:: PROBLEM TO WORK ON ::
Print only the lines from the top of the data through the line with "13.15, 16.6, 20.07];", both included, skipping every picture.

begin SUPPLIED DATA

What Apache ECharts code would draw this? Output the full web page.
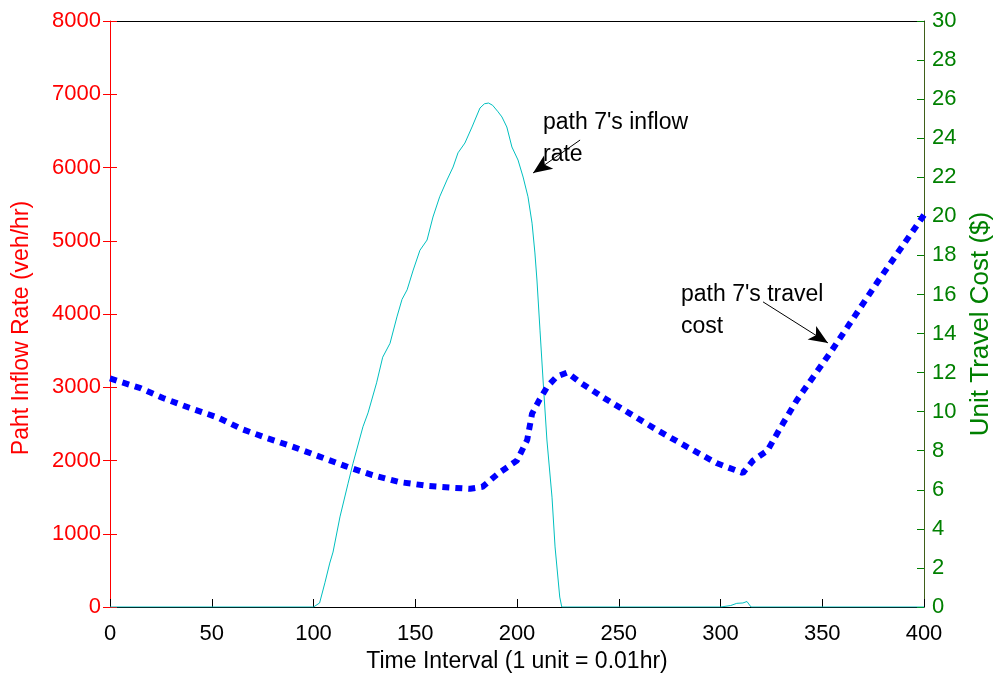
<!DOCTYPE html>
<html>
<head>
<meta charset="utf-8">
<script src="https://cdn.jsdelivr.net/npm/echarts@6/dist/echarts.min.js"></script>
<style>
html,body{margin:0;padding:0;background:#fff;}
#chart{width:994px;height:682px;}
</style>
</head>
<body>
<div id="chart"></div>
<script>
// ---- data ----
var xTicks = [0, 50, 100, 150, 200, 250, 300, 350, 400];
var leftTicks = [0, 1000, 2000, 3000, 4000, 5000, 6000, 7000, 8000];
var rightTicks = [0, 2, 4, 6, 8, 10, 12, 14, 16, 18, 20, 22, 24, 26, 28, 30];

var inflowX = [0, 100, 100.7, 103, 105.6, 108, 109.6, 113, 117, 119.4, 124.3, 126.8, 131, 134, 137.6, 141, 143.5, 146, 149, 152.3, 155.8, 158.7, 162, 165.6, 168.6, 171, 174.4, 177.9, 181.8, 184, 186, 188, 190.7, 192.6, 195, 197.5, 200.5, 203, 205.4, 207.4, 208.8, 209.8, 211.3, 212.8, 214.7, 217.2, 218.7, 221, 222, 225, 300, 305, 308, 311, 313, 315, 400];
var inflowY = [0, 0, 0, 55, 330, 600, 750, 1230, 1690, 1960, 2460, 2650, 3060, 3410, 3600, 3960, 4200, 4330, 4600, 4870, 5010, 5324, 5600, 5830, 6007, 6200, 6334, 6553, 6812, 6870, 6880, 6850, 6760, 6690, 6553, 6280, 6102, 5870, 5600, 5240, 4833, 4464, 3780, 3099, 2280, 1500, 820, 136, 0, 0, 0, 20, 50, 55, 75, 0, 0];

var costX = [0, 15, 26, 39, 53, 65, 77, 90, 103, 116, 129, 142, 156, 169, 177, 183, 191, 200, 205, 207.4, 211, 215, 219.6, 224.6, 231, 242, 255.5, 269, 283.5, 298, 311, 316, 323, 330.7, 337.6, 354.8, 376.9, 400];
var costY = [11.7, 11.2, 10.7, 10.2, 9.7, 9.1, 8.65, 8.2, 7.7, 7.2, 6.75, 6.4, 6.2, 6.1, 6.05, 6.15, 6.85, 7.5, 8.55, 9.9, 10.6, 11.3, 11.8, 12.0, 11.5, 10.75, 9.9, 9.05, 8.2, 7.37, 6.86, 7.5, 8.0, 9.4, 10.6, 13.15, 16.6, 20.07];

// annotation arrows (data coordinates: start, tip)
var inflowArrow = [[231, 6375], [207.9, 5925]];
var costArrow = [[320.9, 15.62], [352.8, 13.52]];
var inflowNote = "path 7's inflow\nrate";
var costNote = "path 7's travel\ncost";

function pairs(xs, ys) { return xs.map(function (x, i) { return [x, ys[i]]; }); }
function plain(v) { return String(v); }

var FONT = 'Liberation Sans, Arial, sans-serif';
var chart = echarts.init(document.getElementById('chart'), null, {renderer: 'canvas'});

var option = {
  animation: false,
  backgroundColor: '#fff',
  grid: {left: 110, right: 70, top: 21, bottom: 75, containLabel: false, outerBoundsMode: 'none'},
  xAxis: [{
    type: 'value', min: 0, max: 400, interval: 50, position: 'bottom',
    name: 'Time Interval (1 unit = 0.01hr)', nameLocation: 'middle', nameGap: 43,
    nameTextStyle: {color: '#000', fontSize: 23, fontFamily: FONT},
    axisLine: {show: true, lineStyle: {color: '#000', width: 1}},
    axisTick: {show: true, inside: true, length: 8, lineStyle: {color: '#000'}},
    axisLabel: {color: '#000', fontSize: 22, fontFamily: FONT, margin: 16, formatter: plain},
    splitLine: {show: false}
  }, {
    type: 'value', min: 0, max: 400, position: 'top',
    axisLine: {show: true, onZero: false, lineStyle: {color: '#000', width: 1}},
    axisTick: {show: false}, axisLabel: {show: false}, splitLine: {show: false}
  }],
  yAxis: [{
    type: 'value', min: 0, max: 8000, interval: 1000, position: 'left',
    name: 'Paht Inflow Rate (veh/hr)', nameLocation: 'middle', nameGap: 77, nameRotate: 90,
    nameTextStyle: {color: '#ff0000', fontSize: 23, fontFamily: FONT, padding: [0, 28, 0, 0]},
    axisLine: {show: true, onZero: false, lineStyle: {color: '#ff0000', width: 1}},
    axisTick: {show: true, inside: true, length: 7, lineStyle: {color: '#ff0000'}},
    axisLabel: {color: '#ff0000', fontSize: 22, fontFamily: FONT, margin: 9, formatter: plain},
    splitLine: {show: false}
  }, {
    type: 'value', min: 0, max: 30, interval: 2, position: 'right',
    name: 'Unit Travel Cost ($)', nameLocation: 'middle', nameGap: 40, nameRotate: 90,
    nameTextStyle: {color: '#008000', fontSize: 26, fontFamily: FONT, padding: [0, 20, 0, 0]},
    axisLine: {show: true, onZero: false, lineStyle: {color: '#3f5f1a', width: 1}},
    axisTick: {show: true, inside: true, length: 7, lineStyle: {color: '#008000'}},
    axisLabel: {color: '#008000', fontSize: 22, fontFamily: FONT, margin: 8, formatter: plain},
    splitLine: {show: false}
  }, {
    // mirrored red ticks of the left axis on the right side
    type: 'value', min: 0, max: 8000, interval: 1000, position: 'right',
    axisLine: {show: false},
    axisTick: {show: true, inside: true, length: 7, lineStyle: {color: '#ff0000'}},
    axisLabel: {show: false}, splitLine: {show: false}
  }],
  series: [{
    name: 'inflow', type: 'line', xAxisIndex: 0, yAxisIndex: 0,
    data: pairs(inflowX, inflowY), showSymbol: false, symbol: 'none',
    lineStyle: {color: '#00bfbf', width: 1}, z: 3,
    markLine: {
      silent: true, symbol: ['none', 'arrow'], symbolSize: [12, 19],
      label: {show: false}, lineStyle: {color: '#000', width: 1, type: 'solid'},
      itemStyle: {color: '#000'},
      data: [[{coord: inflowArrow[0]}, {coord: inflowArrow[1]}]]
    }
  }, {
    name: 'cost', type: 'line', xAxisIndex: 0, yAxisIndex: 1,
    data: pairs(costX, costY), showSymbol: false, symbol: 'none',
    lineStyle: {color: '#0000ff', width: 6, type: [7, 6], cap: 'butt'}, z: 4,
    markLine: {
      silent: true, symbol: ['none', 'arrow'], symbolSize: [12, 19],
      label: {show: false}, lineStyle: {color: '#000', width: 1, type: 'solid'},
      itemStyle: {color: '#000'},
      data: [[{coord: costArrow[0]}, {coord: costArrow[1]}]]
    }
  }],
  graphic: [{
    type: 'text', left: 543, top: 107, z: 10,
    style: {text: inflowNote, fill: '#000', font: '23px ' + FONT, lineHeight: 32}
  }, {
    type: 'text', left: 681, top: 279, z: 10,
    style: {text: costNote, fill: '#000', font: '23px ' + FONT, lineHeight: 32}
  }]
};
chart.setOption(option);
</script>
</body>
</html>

end SUPPLIED DATA

:: TASK ANSWER ::
What Apache ECharts code would draw this? Output the full web page.
<!DOCTYPE html>
<html>
<head>
<meta charset="utf-8">
<script src="https://cdn.jsdelivr.net/npm/echarts@6/dist/echarts.min.js"></script>
<style>
html,body{margin:0;padding:0;background:#fff;}
#chart{width:994px;height:682px;}
</style>
</head>
<body>
<div id="chart"></div>
<script>
// ---- data ----
var xTicks = [0, 50, 100, 150, 200, 250, 300, 350, 400];
var leftTicks = [0, 1000, 2000, 3000, 4000, 5000, 6000, 7000, 8000];
var rightTicks = [0, 2, 4, 6, 8, 10, 12, 14, 16, 18, 20, 22, 24, 26, 28, 30];

var inflowX = [0, 100, 100.7, 103, 105.6, 108, 109.6, 113, 117, 119.4, 124.3, 126.8, 131, 134, 137.6, 141, 143.5, 146, 149, 152.3, 155.8, 158.7, 162, 165.6, 168.6, 171, 174.4, 177.9, 181.8, 184, 186, 188, 190.7, 192.6, 195, 197.5, 200.5, 203, 205.4, 207.4, 208.8, 209.8, 211.3, 212.8, 214.7, 217.2, 218.7, 221, 222, 225, 300, 305, 308, 311, 313, 315, 400];
var inflowY = [0, 0, 0, 55, 330, 600, 750, 1230, 1690, 1960, 2460, 2650, 3060, 3410, 3600, 3960, 4200, 4330, 4600, 4870, 5010, 5324, 5600, 5830, 6007, 6200, 6334, 6553, 6812, 6870, 6880, 6850, 6760, 6690, 6553, 6280, 6102, 5870, 5600, 5240, 4833, 4464, 3780, 3099, 2280, 1500, 820, 136, 0, 0, 0, 20, 50, 55, 75, 0, 0];

var costX = [0, 15, 26, 39, 53, 65, 77, 90, 103, 116, 129, 142, 156, 169, 177, 183, 191, 200, 205, 207.4, 211, 215, 219.6, 224.6, 231, 242, 255.5, 269, 283.5, 298, 311, 316, 323, 330.7, 337.6, 354.8, 376.9, 400];
var costY = [11.7, 11.2, 10.7, 10.2, 9.7, 9.1, 8.65, 8.2, 7.7, 7.2, 6.75, 6.4, 6.2, 6.1, 6.05, 6.15, 6.85, 7.5, 8.55, 9.9, 10.6, 11.3, 11.8, 12.0, 11.5, 10.75, 9.9, 9.05, 8.2, 7.37, 6.86, 7.5, 8.0, 9.4, 10.6, 13.15, 16.6, 20.07];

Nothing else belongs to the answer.